>>130028
That type of reading works, and nobody who has experience in this will doubt that it does. A read by a first-timer with zero experience will still give broad-stroke right-enough information, and it's important to do this to see how the meaning of the cards is not inherent in them but in the interaction between the perceived and the perceiver at that level (yes, Buddhists, I know these are false categories, don't jump down my dick about this please. Read later Wittgenstein).
However, to avoid learning the patterns that were deliberately placed into the tarot is to seriously hamper your ability to read the cards successfully, hence why it is of importance to people who plan on making a real go of tarot to get a deck which retains as much as possible these lessons. You are quite free to make an oracle deck of your own (such as the Thoth tarot), and it will give reads as accurate as can be expected from a deck of whatever complexity you desire, but please note that there are established patterns in tarot that you may find useful, beyond the recognition of broad archetypes.
As it happens, Marseilles decks are indeed likelier to give good reads, but only to the extent that the reader invests some time into understanding the relationship of the various elements of the deck and why small details become big deals further on down the line.
Rider-Waite and related decks might be a great introduction to the notion of tarot and cartomancy generally, but the loss of fine details means that further extrapolation past a certain point must be wholly a matter of the reader, because the relations between the cards will have been scrambled.
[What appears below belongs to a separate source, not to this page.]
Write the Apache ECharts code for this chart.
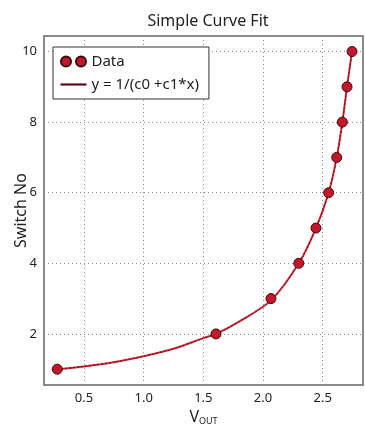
<!DOCTYPE html>
<html>
<head>
<meta charset="utf-8">
<script src="https://cdn.jsdelivr.net/npm/echarts@6/dist/echarts.min.js"></script>
<style>
 html, body { margin: 0; padding: 0; background: #fff; }
 #chart { width: 365px; height: 427px; }
</style>
</head>
<body>
<div id="chart"></div>
<script>
// measured points
const dataX = [0.276, 1.606, 2.067, 2.30, 2.444, 2.55, 2.618, 2.665, 2.704, 2.746]
const dataY = [1, 2, 3, 4, 5, 6, 7, 8, 9, 10]
// fitted curve
const fitX = [0.276, 0.5, 0.75, 1.0, 1.25, 1.5, 1.606, 1.8, 2.067, 2.30, 2.444, 2.55, 2.618, 2.665, 2.704, 2.746]
const fitY = [1, 1.08, 1.2, 1.37, 1.58, 1.88, 2.0, 2.35, 2.95, 4, 5, 6, 7, 8, 9, 10]
const xTicks = [0.5, 1.0, 1.5, 2.0, 2.5]
const yTicks = [2, 4, 6, 8, 10]

const font = 'Noto Sans'
const pair = (xs, ys) => xs.map((x, i) => [x, ys[i]])
const twoDots = 'path://M0,5a5,5 0 1,0 10,0a5,5 0 1,0 -10,0M15,5a5,5 0 1,0 10,0a5,5 0 1,0 -10,0'

const chart = echarts.init(document.getElementById('chart'))
chart.setOption({
 animation: false,
 textStyle: { fontFamily: font },
 title: {
  text: 'Simple Curve Fit',
  left: 203, top: 8, textAlign: 'center',
  textStyle: { fontFamily: font, fontSize: 16, fontWeight: 'normal', color: '#222' }
 },
 grid: {
  left: 44, right: 2, top: 36, bottom: 42, outerBoundsMode: 'none',
  show: true, borderColor: '#666', borderWidth: 1.5, backgroundColor: '#fff'
 },
 legend: {
  left: 53, top: 47, orient: 'vertical',
  backgroundColor: '#fff', borderColor: '#333', borderWidth: 1,
  padding: [7, 10, 7, 7], itemGap: 8, itemWidth: 26, itemHeight: 10,
  textStyle: { fontFamily: font, fontSize: 15, color: '#222' },
  data: [
   { name: 'Data', icon: twoDots },
   { name: 'y = 1/(c0 +c1*x)', icon: 'path://M0,0h24v2h-24z' }
  ]
 },
 xAxis: {
  type: 'value', min: 0.165, max: 2.838,
  name: '{v|V}{s|OUT}', nameLocation: 'middle', nameGap: 24, nameMoveOverlap: false,
  nameTextStyle: {
   rich: {
    v: { fontFamily: font, fontSize: 16, color: '#222' },
    s: { fontFamily: font, fontSize: 9, color: '#222', verticalAlign: 'bottom', padding: [8, 0, 0, 0] }
   }
  },
  axisLine: { show: false },
  axisTick: { show: false, customValues: xTicks },
  axisLabel: {
   customValues: xTicks, fontSize: 13, color: '#222', margin: 7,
   formatter: v => v.toFixed(1)
  },
  splitLine: { show: true, lineStyle: { color: '#888', type: [1, 3], width: 1 } }
 },
 yAxis: {
  type: 'value', min: 0.553, max: 10.44,
  name: 'Switch No', nameLocation: 'middle', nameGap: 15, nameMoveOverlap: false,
  nameTextStyle: { fontFamily: font, fontSize: 16, color: '#222' },
  axisLine: { show: false },
  axisTick: { show: false, customValues: yTicks },
  axisLabel: { customValues: yTicks, fontSize: 13, color: '#222', margin: 7 },
  splitLine: { show: true, lineStyle: { color: '#888', type: [1, 3], width: 1 } }
 },
 series: [
  {
   name: 'fit-base', type: 'line', data: pair(fitX, fitY), smooth: 0.3,
   showSymbol: false, silent: true, lineStyle: { color: '#d42a3a', width: 2 }, z: 2
  },
  {
   name: 'y = 1/(c0 +c1*x)', type: 'line', data: pair(fitX, fitY), smooth: 0.3,
   showSymbol: false, itemStyle: { color: '#5a0a14' },
   lineStyle: { color: '#5a0a14', width: 1, type: [2, 2] }, z: 3
  },
  {
   name: 'Data', type: 'scatter', data: pair(dataX, dataY), symbolSize: 10,
   itemStyle: { color: '#c4172c', borderColor: '#3a0a10', borderWidth: 1, opacity: 1 }, z: 4
  }
 ]
})
</script>
</body>
</html>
In other words, is actually harder to give useful reads using more modern decks unless you are particularly adept at divination and have some pretty finely tuned intuition. It's possible to get great at divination with Rider-Waite, etc, and it happens, but the closer to the originals, the easier a time you will have. Any high school algebra student can tell you that the more you round your numbers at the start of a problem, the less accurate your final result will be.